Taken from original source material and first-hand accounts, Philip Ralph's tightly woven piece of verbatim theatre focuses on the story of 18-year-old Private Cheryl James, the vivacious Welsh girl who was killed by gunshot while alone on guard duty.

Even more puzzling was the fact that, with undue haste and scant interest by Surrey Police, the cause was attributed to suicide.

Sherman Cymru's production, directed by Mick Gordon, takes us into Cheryl's home. There her father, his stoicism and distress sympathetically conveyed by Ciaran McIntyre, takes us back to the early life of the little adopted girl in whom he and his wife had found such joy.

The story may be hers but the writer is keen to present it as just one strand in this horrible jigsaw of mismanaged investigations, alleged cover ups, not-so-independent reviews, long-delayed inquiries held behind closed doors, manipulation of evidence and the ambivalent role of journalists in the tragic affair.

With contributions from Cheryl's sparky Welsh colleague (played by Rhian Blythe), and tough questions from her father and mother, along with a line-up of those involved – lawyer, politician, forensics investigator, military top brass – the docudrama unfolds with compelling dramatic realisation.

The production remains resolutely objective despite the highly charged and deeply emotional subject matter.

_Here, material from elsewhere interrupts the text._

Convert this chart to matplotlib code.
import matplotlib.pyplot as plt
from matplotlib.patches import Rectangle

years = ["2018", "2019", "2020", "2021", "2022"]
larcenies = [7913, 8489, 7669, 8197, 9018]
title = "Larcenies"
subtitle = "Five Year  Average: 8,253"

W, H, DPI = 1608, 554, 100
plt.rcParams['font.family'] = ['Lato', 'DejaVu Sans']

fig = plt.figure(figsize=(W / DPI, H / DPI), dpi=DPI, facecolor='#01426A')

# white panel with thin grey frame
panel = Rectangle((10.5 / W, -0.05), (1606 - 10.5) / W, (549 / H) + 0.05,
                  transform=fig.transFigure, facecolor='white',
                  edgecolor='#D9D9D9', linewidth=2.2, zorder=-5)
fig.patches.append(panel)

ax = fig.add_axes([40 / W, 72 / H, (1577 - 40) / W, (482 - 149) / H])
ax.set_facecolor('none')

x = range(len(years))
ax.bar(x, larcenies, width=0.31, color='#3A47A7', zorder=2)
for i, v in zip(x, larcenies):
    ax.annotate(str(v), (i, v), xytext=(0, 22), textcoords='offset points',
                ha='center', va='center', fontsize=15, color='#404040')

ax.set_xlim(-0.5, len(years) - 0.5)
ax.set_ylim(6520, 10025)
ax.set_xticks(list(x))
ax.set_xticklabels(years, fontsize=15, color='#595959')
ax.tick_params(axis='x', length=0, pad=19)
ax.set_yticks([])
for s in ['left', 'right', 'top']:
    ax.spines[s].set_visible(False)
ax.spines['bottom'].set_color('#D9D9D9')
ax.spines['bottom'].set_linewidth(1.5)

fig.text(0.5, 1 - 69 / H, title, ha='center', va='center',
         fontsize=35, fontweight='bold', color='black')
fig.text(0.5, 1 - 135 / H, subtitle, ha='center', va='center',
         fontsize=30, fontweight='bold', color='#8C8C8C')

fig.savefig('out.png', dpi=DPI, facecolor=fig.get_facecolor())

Some of the humour makes you smile through gritted teeth, while some of the blatant incompetence of those who should have been accountable will leave you shaking your head.

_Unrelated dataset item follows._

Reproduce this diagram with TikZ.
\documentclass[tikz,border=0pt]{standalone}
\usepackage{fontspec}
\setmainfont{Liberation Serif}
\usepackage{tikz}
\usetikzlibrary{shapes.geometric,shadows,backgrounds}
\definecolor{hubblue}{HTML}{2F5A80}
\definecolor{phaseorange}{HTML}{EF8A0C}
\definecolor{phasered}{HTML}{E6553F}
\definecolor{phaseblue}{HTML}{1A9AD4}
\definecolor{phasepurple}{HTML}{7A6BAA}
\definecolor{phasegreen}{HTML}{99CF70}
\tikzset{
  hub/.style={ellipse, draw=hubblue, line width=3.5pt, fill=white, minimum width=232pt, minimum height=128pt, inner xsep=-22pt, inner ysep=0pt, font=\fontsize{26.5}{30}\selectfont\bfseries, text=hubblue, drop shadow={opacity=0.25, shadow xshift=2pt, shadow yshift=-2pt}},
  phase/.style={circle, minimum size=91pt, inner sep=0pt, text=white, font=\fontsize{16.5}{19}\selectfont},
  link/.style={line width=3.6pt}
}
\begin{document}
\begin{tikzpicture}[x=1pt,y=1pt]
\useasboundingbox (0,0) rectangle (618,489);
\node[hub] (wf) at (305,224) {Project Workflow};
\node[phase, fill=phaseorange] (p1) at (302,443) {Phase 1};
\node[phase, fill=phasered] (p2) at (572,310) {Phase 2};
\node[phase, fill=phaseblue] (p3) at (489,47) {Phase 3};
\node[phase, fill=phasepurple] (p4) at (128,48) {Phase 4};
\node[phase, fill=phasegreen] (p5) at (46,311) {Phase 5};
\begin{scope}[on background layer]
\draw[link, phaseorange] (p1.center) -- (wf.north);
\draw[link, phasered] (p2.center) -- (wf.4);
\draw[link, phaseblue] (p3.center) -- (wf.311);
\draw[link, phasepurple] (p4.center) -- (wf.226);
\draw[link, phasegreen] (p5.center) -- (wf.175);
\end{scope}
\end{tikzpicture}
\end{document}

The lack of trust among professionals, the unwillingness of those protected by institutions is not new, of course, but when it is presented in such a thorough and wholly uncontrived way as in Deep Cut, and acted with such commitment, it shocks.

It would be comforting to think that justice will prevail, but there's clearly never going to be a happy ending to this story. The parents of all those young people who have died, in less than transparent circumstances while under the protection of the armed services, will never cease to grieve. If Deep Cut does anything to help keep the spotlight focused on those questing for truth and those so neatly evading it in this murky matter, Ralph's timely play and this perceptive production will have achieved something.